Les malades qui ne manifestent pas, lors du suivi, des signes évolutifs significatifs restent sous surveillance. Par contre, un traitement (chirurgie ou radiothérapie) est proposé uniquement quand on constate une progression inquiétante du cancer risquant de menacer la qualité de vie ou la survie du patient. Cette stratégie doit être clairement expliquée aux patients à qui on expose les avantages et les inconvénients, pour les impliquer dans la décision, d’autant que nombre d’entre eux ont beaucoup de mal à accepter l’idée qu’il est préférable de ne pas être traité.


Hypothèse confirmée par les études cliniques

Cette hypothèse de travail a été testée dans plusieurs grandes études internationales randomisées, dans le cadre desquelles les malades présentant un cancer localisé de faible risque d’évolution sont assignés au hasard soit pour être traités d’emblée par chirurgie ou radiothérapie, soit pour faire l’objet d’une surveillance active et être traités secondairement, si nécessaire. La période d’observation variait entre dix et vingt-trois ans.

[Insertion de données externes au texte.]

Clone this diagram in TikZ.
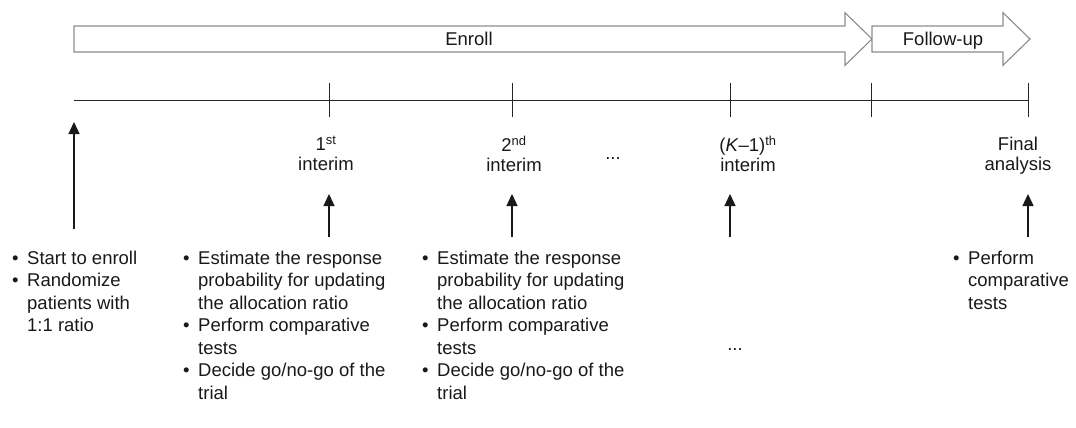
\documentclass[tikz,border=0pt]{standalone}
\usepackage{fontspec}
\setmainfont{Liberation Sans}
\usetikzlibrary{arrows.meta}
\newcommand{\blt}{\makebox[15pt][l]{\textbullet}}

\begin{document}
\begin{tikzpicture}[x=1pt,y=-1pt]
\tikzstyle{phase}=[draw=black!45, line width=1.1pt, fill=white]
\tikzstyle{phasetext}=[font=\fontsize{18.5}{22}\selectfont, text=black!90, anchor=base, inner sep=0pt]
\tikzstyle{lab}=[font=\fontsize{18.5}{19.5}\selectfont, align=center, anchor=north, inner sep=0pt, text=black!90]
\tikzstyle{list}=[font=\fontsize{18.5}{22.5}\selectfont, anchor=north west, inner sep=0pt, text=black!90]
\tikzstyle{dots}=[font=\fontsize{18.5}{22}\selectfont, anchor=base, inner sep=0pt, text=black!90]
\tikzstyle{axis}=[line width=1pt, black!85]
\tikzstyle{connect}=[-{Triangle[length=12pt,width=11pt]}, line width=1.3pt, black!90]

	\useasboundingbox (0,0) rectangle (1076,428);

	% enroll / follow-up
	\draw[phase] (74,26) -- (845,26) -- (845,12.7) -- (872,39) -- (845,65.3) -- (845,52) -- (74,52) -- cycle;
	\draw[phase] (872,26) -- (1003,26) -- (1003,12.7) -- (1030,39) -- (1003,65.3) -- (1003,52) -- (872,52) -- cycle;
	\node[phasetext] (enroll) at (469,45.5) {Enroll};
	\node[phasetext] (follow) at (943,45.5) {Follow-up};

	% time line
	\draw[axis] (74,100) -- (1028,100);
	\draw[axis] (329,83) -- (329,117);
	\draw[axis] (512,83) -- (512,117);
	\draw[axis] (730,83) -- (730,117);
	\draw[axis] (871,83) -- (871,117);
	\draw[axis] (1028,83) -- (1028,117);

	\node[lab] (lab1) at (326,136) {1\textsuperscript{st}\\interim};
	\node[lab] (lab2) at (514,136) {2\textsuperscript{nd}\\interim};
	\node[dots] (dots1) at (613,159) {...};
	\node[lab] (labk) at (748,136) {(\textit{K}–1)\textsuperscript{th}\\interim};
	\node[lab] (labf) at (1018,137) {Final\\analysis};

	% arrows
	\coordinate (s0) at (74,229);   \coordinate (e0) at (74,122);
	\coordinate (s1) at (329,237);  \coordinate (e1) at (329,194);
	\coordinate (s2) at (512,237);  \coordinate (e2) at (512,194);
	\coordinate (sk) at (730,237);  \coordinate (ek) at (730,194);
	\coordinate (sf) at (1028,237); \coordinate (ef) at (1028,194);

	\path
		(s0) edge [connect] (e0)
		(s1) edge [connect] (e1)
		(s2) edge [connect] (e2)
		(sk) edge [connect] (ek)
		(sf) edge [connect] (ef);

	% what is done at each look
	\node[list] (do0) at (12,248.5) {\begin{tabular}[t]{@{}l@{}l@{}}
		\blt & Start to enroll\\
		\blt & Randomize\\
		     & patients with\\
		     & 1:1 ratio
	\end{tabular}};
	\node[list] (do1) at (183,248.5) {\begin{tabular}[t]{@{}l@{}l@{}}
		\blt & Estimate the response\\
		     & probability for updating\\
		     & the allocation ratio\\
		\blt & Perform comparative\\
		     & tests\\
		\blt & Decide go/no-go of the\\
		     & trial
	\end{tabular}};
	\node[list] (do2) at (422,248.5) {\begin{tabular}[t]{@{}l@{}l@{}}
		\blt & Estimate the response\\
		     & probability for updating\\
		     & the allocation ratio\\
		\blt & Perform comparative\\
		     & tests\\
		\blt & Decide go/no-go of the\\
		     & trial
	\end{tabular}};
	\node[dots] (dots2) at (735,350) {...};
	\node[list] (dof) at (953,248.5) {\begin{tabular}[t]{@{}l@{}l@{}}
		\blt & Perform\\
		     & comparative\\
		     & tests
	\end{tabular}};

\end{tikzpicture}
\end{document}
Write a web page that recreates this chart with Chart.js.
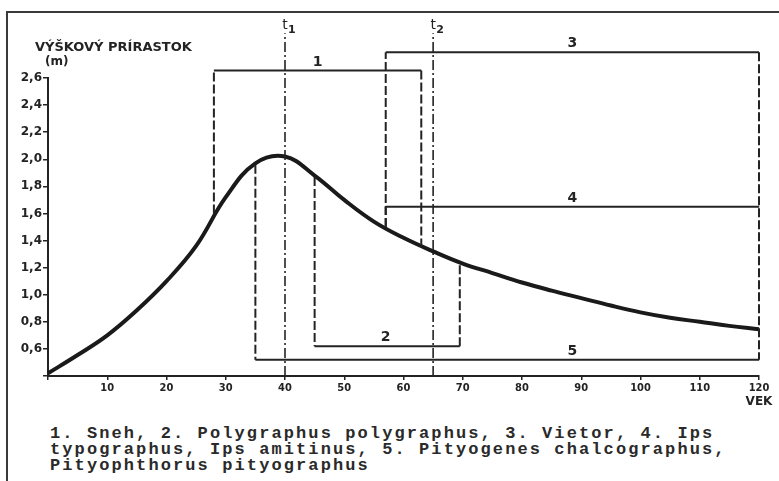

Ces études ont montré que dans le groupe de surveillance active, près de 30 % des patients ont vu leur maladie progresser dangereusement et ont été traités secondairement par chirurgie ou radiothérapie, tandis que le reste du groupe, près de 70 %, restait sans traitement sous surveillance. Les résultats ont montré que cette approche n’a pas porté atteinte aux chances de survie du groupe sous surveillance active comparé à celui traité d’emblée, puisque in fine, le même taux de mortalité a été observé dans les deux groupes.

Le vrai bénéfice pour le groupe placé sous surveillance active a été le fait d’éviter à 70 % des malades les complications du traitement, sans pour autant leur faire perdre de leur espérance de vie. Ce qui leur a permis de mener une vie normale avec une meilleure qualité par rapport aux groupes traités d’emblée.

Une étude menée au Royaume-uni et publiée en 2016 dans la revue scientifique New England Journal of Medicine illustre ces résultats. Elle a été menée sur une période de dix ans, entre 1999 et 2009, au cours desquels 82 429 hommes âgés entre 50 et 69 ans ont effectué le test PSA. Parmi eux, 2 664 ont été diagnostiqués avec un cancer localisé de la prostate dont 1 643 ont accepté de participer à l’étude qui les a répartis de manière randomisée en trois groupes. Le premier a été soumis à une surveillance active qui comprend des biopsies et des tests de PSA réguliers. Le deuxième groupe a bénéficié d’une chirurgie et le troisième a suivi un traitement de radiothérapie. Dix ans plus tard, on a constaté que le risque de décès est identique dans les trois groupes. Par contre, la qualité de vie du groupe placé sous surveillance active a été nettement supérieure à celle observée chez les patients des deux autres groupes.

En conclusion, il faut rappeler que le traitement du cancer n’a pas seulement pour objectif de sauver la vie du patient, mais aussi de lui permettre de mieux vivre, ce qui est capital pour certains. En évitant un traitement inutile chez une grande partie des patients avec un cancer localisé de la prostate (peu évolutifs), on leur permet de vivre mieux sans toutefois diminuer leur chance de survie.

Cette attitude est non seulement favorable aux malades. Elle permet aussi de diminuer la facture de la santé (estimée dans ce cas à 600 millions de dollars par an aux États-Unis) et de réinvestir dans d’autres domaines de la santé de première nécessité qui manquent affreusement de moyens.

* Saad Khoury est professeur d’urologie à l’hôpital de la Pitié-Salpêtrière à Paris.